Having alphabet posters around your classroom to help support children check their thinking about letters and sounds is key for early readers, for students with reading difficulties, or for students new to the English Language.
READ AROUND THE ROOM
As teachers we do need to be aware that the picture associations on our classroom posters, may not match a personally dominate letter sound association for an individual child. These associations sometimes come from names of favorite people, toys, or activities. After teaching the letter and the sound it makes, resources that allow children to make this connection themselves and practice it are what you need.
MAKING A PERSONAL ALPHABET BOOK
This is another way for children to practice the letter sound association. I do not arrange the classroom posters in alphabetical order but rather I start with the ones that are already known or I can quickly teach. Personal alphabet books should have the letters arranged in known order for the individual child, and letters can be added as the child’s repertoire of known grows. Keep in mind that children will add letters to their personal “knowns” from other experiences and surprise you with new known letters you haven’t taught.
One other suggestion about the personal alphabet books is to the punch hole in the top left corner of the page and hold the book together with a chicken ring / band. That makes it easy to add letters and remove them if a letter becomes a stumbling point for a while. Even a child who knows lots of letters and sounds, can benefit from reading their personal alphabet book and reading around the room.
Knowing letters and sounds automatically, frees up the child’s brain to deal with other ideas about literacy rather than thinking a lot about this small piece of the literacy puzzle.
This is a quick video that shows you how to assemble the alphabet posters into alphabet books!
Hands-on activities are important in my classroom. I laminate the alphabet posters to make a great, hands on tool for letter sound practice. Sometimes I just put them in a sheet protector. My students love play-dough so at the start of the school year, when we’re starting to introduce the different letters and sounds, I use the posters as play-dough mats to invite exploration of the letters. If you don’t like using play-dough, you can use these mats with any small objects to create an invitation to practice the letters by covering the lines of the letters with whatever small objects you have. Children can use small stones, beans, or buttons to build the different letters on the card. Children can also use the laminated the cards and dry erase markers to practice writing the letters. This is a great way to consolidate their knowledge of the alphabet independently in an alphabet literacy center alphabet.

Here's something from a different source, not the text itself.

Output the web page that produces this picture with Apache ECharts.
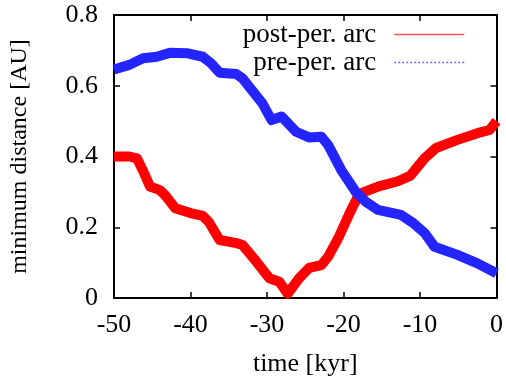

WHY ARE ALPHABET POSTERS IMPORTANT?
Knowing and practicing letters and letter sounds are highly useful for teaching kids to read and write. Alphabet posters provide your students with so many possibilities… Here are just three of many reasons:
- Most letter names give the child a huge clue as to the sound (or one of the sounds) they make. For example, the letter D has the /d/ sound at the beginning and the letter F has the /f/ sound at the end. W, Y, and H are the three exceptions to the place where the name of the letter that has the sound clue.
- Letter names make great labels for letters, as many of the letter sounds are harder to make in isolation. For example, b’s sound in isolation tends to sound more like /buh/, which can make blending it with other letter sounds difficult for beginning readers.
- Letter sounds are more abstract and aren’t as consistent as letter names. Take for example the A in Target. In my experience, it seems more consistent to say, “Oh, I see the letter A in Target,” than “I see an /a/ (short a sound) in Target…but it doesn’t make the /a/ sound. It makes the /r/ sound.” Teacher, what are you talking about?
No matter what you believe regarding letters and letter names, research has established that children who know the names of letters learn letter-sound associations more readily than those without letter-name knowledge. So, teaching letters and sounds in your kindergarten and reviewing them in your early first grade classroom, is important in establishing one part of a strong literacy foundation.